Lawyers for the Minister for Justice require time to consider Ian Bailey’s objections to being extradited to France for the murder of filmmaker Sophie Toscan du Plantier, the High Court has been told.

It is the third time French authorities have sought Mr Bailey’s surrender in relation to the death of Ms du Plantier, whose badly beaten body was found outside her holiday home in Schull, Co Cork in December 1996.

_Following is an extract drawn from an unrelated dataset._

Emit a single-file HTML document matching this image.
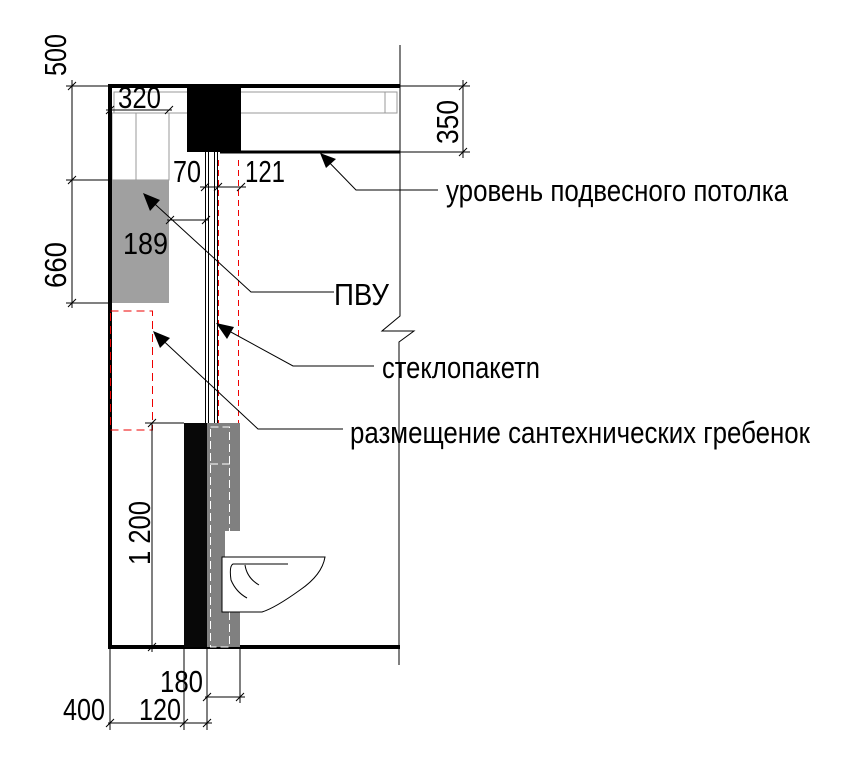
<!DOCTYPE html>
<html><head><meta charset="utf-8"><style>
html,body{margin:0;padding:0;background:#fff}
svg{display:block}
text{font-family:"Liberation Sans Narrow","Liberation Sans",sans-serif;fill:#000}
</style></head><body>
<svg width="864" height="763" viewBox="0 0 864 763" xmlns="http://www.w3.org/2000/svg">
<path d="M400,45 L400,316 L382,331 L414,331 L399,342 L399,665" fill="none" stroke="#000" stroke-width="1"/>
<rect x="114" y="92" width="283" height="21" fill="none" stroke="#999" stroke-width="1"/>
<line x1="385" y1="92" x2="385" y2="113" stroke="#999"/>
<rect x="112" y="113" width="57" height="67" fill="#fff" stroke="#999"/>
<line x1="136" y1="113" x2="136" y2="180" stroke="#999"/>
<rect x="112" y="180" width="57" height="123" fill="#a0a0a0"/>
<rect x="187" y="86" width="54" height="66" fill="#000"/>
<line x1="108" y1="86" x2="400" y2="86" stroke="#000" stroke-width="4"/>
<line x1="110" y1="86" x2="110" y2="649" stroke="#000" stroke-width="4"/>
<line x1="108" y1="647" x2="400" y2="647" stroke="#000" stroke-width="4"/>
<line x1="220" y1="152" x2="400" y2="152" stroke="#000" stroke-width="3"/>
<g stroke="#000" stroke-width="1">
<line x1="205.5" y1="152" x2="205.5" y2="423"/>
<line x1="208.5" y1="152" x2="208.5" y2="423"/>
<line x1="214.5" y1="152" x2="214.5" y2="423"/>
<line x1="217.5" y1="152" x2="217.5" y2="423"/>
</g>
<line x1="218.5" y1="160" x2="218.5" y2="423" stroke="#e00" stroke-dasharray="6,4"/>
<line x1="238.5" y1="160" x2="238.5" y2="423" stroke="#e00" stroke-dasharray="6,4"/>
<rect x="110.5" y="311" width="42" height="119" fill="none" stroke="#e00" stroke-dasharray="8,5"/>
<rect x="184" y="423" width="23" height="224" fill="#080808"/>
<path d="M207,423 H240 V531 H225 V612 H240 V647 H207 Z" fill="#808080"/>
<rect x="210.5" y="427" width="19" height="220" fill="none" stroke="#fff" stroke-dasharray="8,4"/>
<line x1="210" y1="464" x2="230" y2="464" stroke="#fff" stroke-dasharray="8,4"/>
<path d="M222,557 H325 Q322,575 300,590 Q275,608 262,612 H222 Z" fill="#fff" stroke="#000" stroke-width="1"/>
<path d="M288,564 H233 Q229,566 231,580 Q236,592 247,598" fill="none" stroke="#000"/>
<path d="M245,565 Q247,578 259,585" fill="none" stroke="#000"/>
<g stroke="#000" stroke-width="1" fill="none">
<line x1="72" y1="80" x2="72" y2="308"/>
<line x1="66" y1="86" x2="110" y2="86"/>
<line x1="66" y1="180" x2="112" y2="180"/>
<line x1="66" y1="303" x2="112" y2="303"/>
<path d="M68,90 L76,82 M68,184 L76,176 M68,307 L76,299"/>
<line x1="106" y1="110" x2="172" y2="110"/>
<path d="M106,114 L114,106 M165,114 L173,106"/>
<line x1="463" y1="80" x2="463" y2="158"/>
<line x1="400" y1="86" x2="470" y2="86"/>
<line x1="400" y1="152" x2="470" y2="152"/>
<path d="M459,90 L467,82 M459,156 L467,148"/>
<line x1="200" y1="187" x2="246" y2="187"/>
<path d="M201,191 L209,183 M214,191 L222,183 M237,191 L245,183"/>
<line x1="167" y1="220" x2="208" y2="220"/>
<path d="M166,224 L174,216 M202,224 L210,216"/>
<line x1="152" y1="423" x2="152" y2="652"/>
<line x1="145" y1="423" x2="184" y2="423"/>
<path d="M148,427 L156,419 M148,651 L156,643"/>
<line x1="110" y1="647" x2="110" y2="730"/>
<line x1="184" y1="647" x2="184" y2="730"/>
<line x1="207" y1="647" x2="207" y2="730"/>
<line x1="240" y1="647" x2="240" y2="703"/>
<line x1="108" y1="723" x2="212" y2="723"/>
<path d="M106,727 L114,719 M180,727 L188,719 M203,727 L211,719"/>
<line x1="205" y1="697" x2="245" y2="697"/>
<path d="M203,701 L211,693 M236,701 L244,693"/>
</g>
<g stroke="#000" stroke-width="1" fill="none">
<polyline points="322,155 356,190 438,190"/>
<polyline points="145,195 251,292 334,292"/>
<polyline points="218,325 293,366 374,366"/>
<polyline points="155,333 258,429 343,429"/>
</g>
<path d="M320,153 L336,159 L326,168 Z" fill="#000"/>
<path d="M143,193 L160,200 L150,211 Z" fill="#000"/>
<path d="M216,323 L234,327 L227,339 Z" fill="#000"/>
<path d="M153,331 L170,338 L160,348 Z" fill="#000"/>
<g font-size="31">
<text x="446" y="201" textLength="342" lengthAdjust="spacingAndGlyphs">уровень подвесного потолка</text>
<text x="334" y="305" textLength="55" lengthAdjust="spacingAndGlyphs">ПВУ</text>
<text x="382" y="378" textLength="158" lengthAdjust="spacingAndGlyphs">стеклопакетn</text>
<text x="350" y="443" textLength="460" lengthAdjust="spacingAndGlyphs">размещение сантехнических гребенок</text>
<text x="118" y="108" textLength="43" lengthAdjust="spacingAndGlyphs">320</text>
<text x="173" y="182" textLength="28" lengthAdjust="spacingAndGlyphs">70</text>
<text x="245" y="182" textLength="40" lengthAdjust="spacingAndGlyphs">121</text>
<text x="123" y="254" textLength="45" lengthAdjust="spacingAndGlyphs">189</text>
<text x="160" y="692" textLength="43" lengthAdjust="spacingAndGlyphs">180</text>
<text x="63" y="720" textLength="42" lengthAdjust="spacingAndGlyphs">400</text>
<text x="139" y="720" textLength="42" lengthAdjust="spacingAndGlyphs">120</text>
<text transform="translate(66,76) rotate(-90)" textLength="42" lengthAdjust="spacingAndGlyphs">500</text>
<text transform="translate(66,288) rotate(-90)" textLength="46" lengthAdjust="spacingAndGlyphs">660</text>
<text transform="translate(458,144) rotate(-90)" textLength="44" lengthAdjust="spacingAndGlyphs">350</text>
<text transform="translate(150,565) rotate(-90)" textLength="64" lengthAdjust="spacingAndGlyphs">1 200</text>
</g>
</svg>
</body></html>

The 62-year-old Englishman, with an address at The Prairie, Liscaha, Schull, west Cork, was convicted of the Frenchwoman’s murder in his absence in a Paris court last summer. The three-judge Cour d’Assises in Paris accordingly imposed a 25-year prison sentence on him in his absence.

‘Farce’

Mr Bailey, who denies any involvement in Ms du Plantier’s death, was arrested on foot of a European Arrest Warrant in December. He did not attend the French court and had no legal representation in the proceedings, which he has described as a “farce”.

Counsel for Mr Bailey, Ronan Munro SC, told the High Court on Monday that his client had recently sworn an affidavit setting out his objections to being surrendered.

Mr Munro said the affidavit raised certain factual matters, particularly in relation to Mr Bailey’s health, which lawyers for the Minister for Justice required time to consider. He assured Mr Justice Donald Binchy that progress was being made in the case.

Mr Bailey was remanded on continuing bail to February 24th next, when a date for hearing is expected to be fixed.